▶ Recorded data:
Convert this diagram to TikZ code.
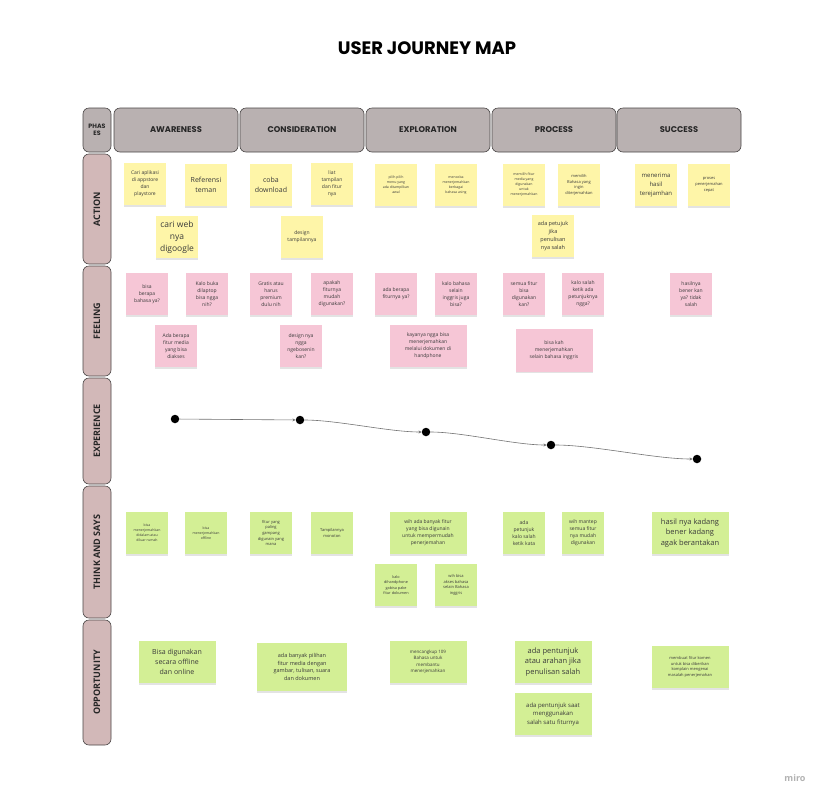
\documentclass[tikz,border=0pt]{standalone}
\usepackage{fontspec}
\setmainfont{Open Sans}
\newfontfamily\popp{Poppins}
\usetikzlibrary{shadows,arrows.meta}
\definecolor{ycol}{HTML}{FEF5A8}
\definecolor{pcol}{HTML}{F6C6D6}
\definecolor{gcol}{HTML}{D3EF95}
\definecolor{hdrfill}{HTML}{B9B1B1}
\definecolor{rowfill}{HTML}{D2B8B8}
\definecolor{hdrline}{HTML}{4A4646}
\definecolor{txt}{HTML}{3A3A3A}
\tikzset{
  fs/.style={font=\fontsize{#1}{\fpeval{1.42*#1}}\selectfont},
  note/.style={rectangle, inner sep=1pt, align=center, text=txt,
    minimum width=42pt, minimum height=42pt,
    drop shadow={shadow xshift=0pt, shadow yshift=-1.6pt, opacity=0.22}},
  yn/.style={note, fill=ycol},
  pn/.style={note, fill=pcol},
  gn/.style={note, fill=gcol},
  wide/.style={minimum width=77pt},
  hdr/.style={draw=hdrline, fill=hdrfill, rounded corners=6pt, line width=0.6pt,
    minimum height=44pt, font=\popp\bfseries\fontsize{8.3}{9}\selectfont, text=black!85},
  rowlab/.style={draw=hdrline, fill=rowfill, rounded corners=6pt, line width=0.6pt,
    minimum height=28pt, rotate=90, font=\bfseries\fontsize{9}{10}\selectfont, text=black!85},
  dot/.style={circle, fill=black, inner sep=0pt, minimum size=8.5pt},
  expline/.style={draw=black!55, line width=0.6pt, -{Stealth[length=3pt,width=3pt]}}
}
\begin{document}
\begin{tikzpicture}[x=1pt,y=-1pt]
\useasboundingbox[fill=white] (0,0) rectangle (828,804);

\node (title) at (427,48) {\popp\bfseries\fontsize{18}{20}\selectfont USER JOURNEY MAP};

% header
\node[hdr, minimum width=28pt, font=\popp\bfseries\fontsize{6.3}{7.5}\selectfont, align=center] (phases) at (97,130) {PHAS\\ES};
\node[hdr, minimum width=124pt] (aw) at (176,130) {AWARENESS};
\node[hdr, minimum width=124pt] (co) at (302,130) {CONSIDERATION};
\node[hdr, minimum width=124pt] (ex) at (428,130) {EXPLORATION};
\node[hdr, minimum width=124pt] (pr) at (554,130) {PROCESS};
\node[hdr, minimum width=124pt] (su) at (679,130) {SUCCESS};

% row labels
\node[rowlab, minimum width=110pt] (ract) at (97,209) {ACTION};
\node[rowlab, minimum width=110pt] (rfeel) at (97,321) {FEELING};
\node[rowlab, minimum width=106pt] (rexp) at (97,431) {EXPERIENCE};
\node[rowlab, minimum width=132pt] (rthink) at (97,552) {THINK AND SAYS};
\node[rowlab, minimum width=125pt] (ropp) at (97,682.5) {OPPORTUNITY};

% action
\node[yn, fs=5] (a1) at (145,184) {Cari aplikasi\\di appstore\\dan\\playstore};
\node[yn, fs=7] (a2) at (206,185) {Referensi\\teman};
\node[yn, fs=8.5] (a3) at (177,237) {cari web\\nya\\digoogle};
\node[yn, fs=7] (a4) at (271,185) {coba\\download};
\node[yn, fs=5] (a5) at (332,184) {liat\\tampilan\\dan fitur\\nya};
\node[yn, fs=5] (a6) at (302,237) {design\\tampilannya};
\node[yn, fs=3.5] (a7) at (396,185) {pilih pilih\\menu yang\\ada ditampilkan\\awal};
\node[yn, fs=3.5] (a8) at (456,185) {mencoba\\menerjemahkan\\berbagai\\bahasa asing};
\node[yn, fs=3.5] (a9) at (524,185) {memilih fitur\\media yang\\digunakan\\untuk\\menerjemahkan};
\node[yn, fs=4] (a10) at (579,185) {memilih\\Bahasa yang\\ingin\\diterjemahkan};
\node[yn, fs=5.5] (a11) at (553,236) {ada petujuk\\jika\\penulisan\\nya salah};
\node[yn, fs=6] (a12) at (656,185) {menerima\\hasil\\terejamhan};
\node[yn, fs=4] (a13) at (709,185) {proses\\penerjemahan\\cepat};

% feeling
\node[pn, fs=5] (f1) at (147,294) {bisa\\berapa\\bahasa ya?};
\node[pn, fs=5] (f2) at (207,294) {Kalo buka\\dilaptop\\bisa ngga\\nih?};
\node[pn, fs=5] (f3) at (176,346) {Ada berapa\\fitur media\\yang bisa\\diakses};
\node[pn, fs=5] (f4) at (271,294) {Gratis atau\\harus\\premium\\dulu nih};
\node[pn, fs=5] (f5) at (332,294) {apakah\\fiturnya\\mudah\\digunakan?};
\node[pn, fs=5] (f6) at (301,346) {design nya\\ngga\\ngebosenin\\kan?};
\node[pn, fs=5] (f7) at (396,294) {ada berapa\\fiturnya ya?};
\node[pn, fs=5] (f8) at (456,294) {kalo bahasa\\selain\\inggris juga\\bisa?};
\node[pn, wide, fs=5] (f9) at (428,346) {kayanya ngga bisa\\menerjemahkan\\melalui dokumen di\\handphone};
\node[pn, fs=5] (f10) at (524,294) {semua fitur\\bisa\\digunakan\\kan?};
\node[pn, fs=5] (f11) at (583,294) {kalo salah\\ketik ada\\petunjuknya\\ngga?};
\node[pn, wide, minimum height=43pt, fs=5] (f12) at (554,350) {bisa kah\\menerjemahkan\\selain bahasa inggris};
\node[pn, fs=5] (f13) at (691,294) {hasilnya\\bener kan\\ya? tidak\\salah};

% experience
\node[dot] (e1) at (175,419) {};
\node[dot] (e2) at (300,420) {};
\node[dot] (e3) at (426,432) {};
\node[dot] (e4) at (551,445) {};
\node[dot] (e5) at (697,459) {};
\draw[expline] (e1) -- (e2);
\draw[expline] (e2) to[out=0,in=180,looseness=0.7] (e3);
\draw[expline] (e3) to[out=0,in=180,looseness=0.7] (e4);
\draw[expline] (e4) to[out=0,in=180,looseness=0.7] (e5);

% think and says
\node[gn, fs=3.5] (t1) at (147,533) {bisa\\menerjemahkan\\didalam atau\\diluar rumah};
\node[gn, fs=3.5] (t2) at (206,533) {bisa\\menerjemahkan\\offline};
\node[gn, fs=4] (t3) at (271,533) {fitur yang\\paling\\gampang\\digunain yang\\mana};
\node[gn, fs=4] (t4) at (332,533) {Tampilannya\\monoton};
\node[gn, fs=3.8] (t5) at (396,585) {kalo\\dihandphone\\gabisa pake\\fitur dokumen};
\node[gn, wide, fs=5] (t6) at (428,533) {wih ada banyak fitur\\yang bisa digunain\\untuk mempermudah\\penerjemahan};
\node[gn, fs=4] (t7) at (456,585) {wih bisa\\akses bahasa\\selain Bahasa\\inggris};
\node[gn, fs=5] (t8) at (524,533) {ada\\petunjuk\\kalo salah\\ketik kata};
\node[gn, fs=5] (t9) at (583,533) {wih mantep\\semua fitur\\nya mudah\\digunakan};
\node[gn, wide, fs=7.5] (t10) at (690,533) {hasil nya kadang\\bener kadang\\agak berantakan};

% opportunity
\node[gn, wide, fs=7] (o1) at (177,662) {Bisa digunakan\\secara offline\\dan online};
\node[gn, minimum width=90pt, minimum height=48pt, fs=5.5] (o2) at (302,667) {ada banyak pilihan\\fitur media dengan\\gambar, tulisan, suara\\dan dokumen};
\node[gn, wide, fs=4.5] (o3) at (428,662) {mencangkup 109\\Bahasa untuk\\membantu\\menerjemahkan};
\node[gn, wide, fs=7.5] (o4) at (553,662) {ada pentunjuk\\atau arahan jika\\penulisan salah};
\node[gn, wide, fs=6] (o5) at (553,714) {ada pentunjuk saat\\menggunakan\\salah satu fiturnya};
\node[gn, wide, fs=4] (o6) at (690,667) {membuat fitur komen\\untuk bisa diberikan\\komplain mengenai\\masalah penerjemahan};

\node[text=black!30, font=\bfseries\fontsize{9}{10}\selectfont] (miro) at (795,778) {miro};
\end{tikzpicture}
\end{document}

▶ What to produce: Every line from the start of the listing above through the line with "minimum width=125pt] (ropp)" should be repeated exactly; skip the pictures and add nothing else.

▶ Answer to the exercise:
Convert this diagram to TikZ code.
\documentclass[tikz,border=0pt]{standalone}
\usepackage{fontspec}
\setmainfont{Open Sans}
\newfontfamily\popp{Poppins}
\usetikzlibrary{shadows,arrows.meta}
\definecolor{ycol}{HTML}{FEF5A8}
\definecolor{pcol}{HTML}{F6C6D6}
\definecolor{gcol}{HTML}{D3EF95}
\definecolor{hdrfill}{HTML}{B9B1B1}
\definecolor{rowfill}{HTML}{D2B8B8}
\definecolor{hdrline}{HTML}{4A4646}
\definecolor{txt}{HTML}{3A3A3A}
\tikzset{
  fs/.style={font=\fontsize{#1}{\fpeval{1.42*#1}}\selectfont},
  note/.style={rectangle, inner sep=1pt, align=center, text=txt,
    minimum width=42pt, minimum height=42pt,
    drop shadow={shadow xshift=0pt, shadow yshift=-1.6pt, opacity=0.22}},
  yn/.style={note, fill=ycol},
  pn/.style={note, fill=pcol},
  gn/.style={note, fill=gcol},
  wide/.style={minimum width=77pt},
  hdr/.style={draw=hdrline, fill=hdrfill, rounded corners=6pt, line width=0.6pt,
    minimum height=44pt, font=\popp\bfseries\fontsize{8.3}{9}\selectfont, text=black!85},
  rowlab/.style={draw=hdrline, fill=rowfill, rounded corners=6pt, line width=0.6pt,
    minimum height=28pt, rotate=90, font=\bfseries\fontsize{9}{10}\selectfont, text=black!85},
  dot/.style={circle, fill=black, inner sep=0pt, minimum size=8.5pt},
  expline/.style={draw=black!55, line width=0.6pt, -{Stealth[length=3pt,width=3pt]}}
}
\begin{document}
\begin{tikzpicture}[x=1pt,y=-1pt]
\useasboundingbox[fill=white] (0,0) rectangle (828,804);

\node (title) at (427,48) {\popp\bfseries\fontsize{18}{20}\selectfont USER JOURNEY MAP};

% header
\node[hdr, minimum width=28pt, font=\popp\bfseries\fontsize{6.3}{7.5}\selectfont, align=center] (phases) at (97,130) {PHAS\\ES};
\node[hdr, minimum width=124pt] (aw) at (176,130) {AWARENESS};
\node[hdr, minimum width=124pt] (co) at (302,130) {CONSIDERATION};
\node[hdr, minimum width=124pt] (ex) at (428,130) {EXPLORATION};
\node[hdr, minimum width=124pt] (pr) at (554,130) {PROCESS};
\node[hdr, minimum width=124pt] (su) at (679,130) {SUCCESS};

% row labels
\node[rowlab, minimum width=110pt] (ract) at (97,209) {ACTION};
\node[rowlab, minimum width=110pt] (rfeel) at (97,321) {FEELING};
\node[rowlab, minimum width=106pt] (rexp) at (97,431) {EXPERIENCE};
\node[rowlab, minimum width=132pt] (rthink) at (97,552) {THINK AND SAYS};
\node[rowlab, minimum width=125pt] (ropp) at (97,682.5) {OPPORTUNITY};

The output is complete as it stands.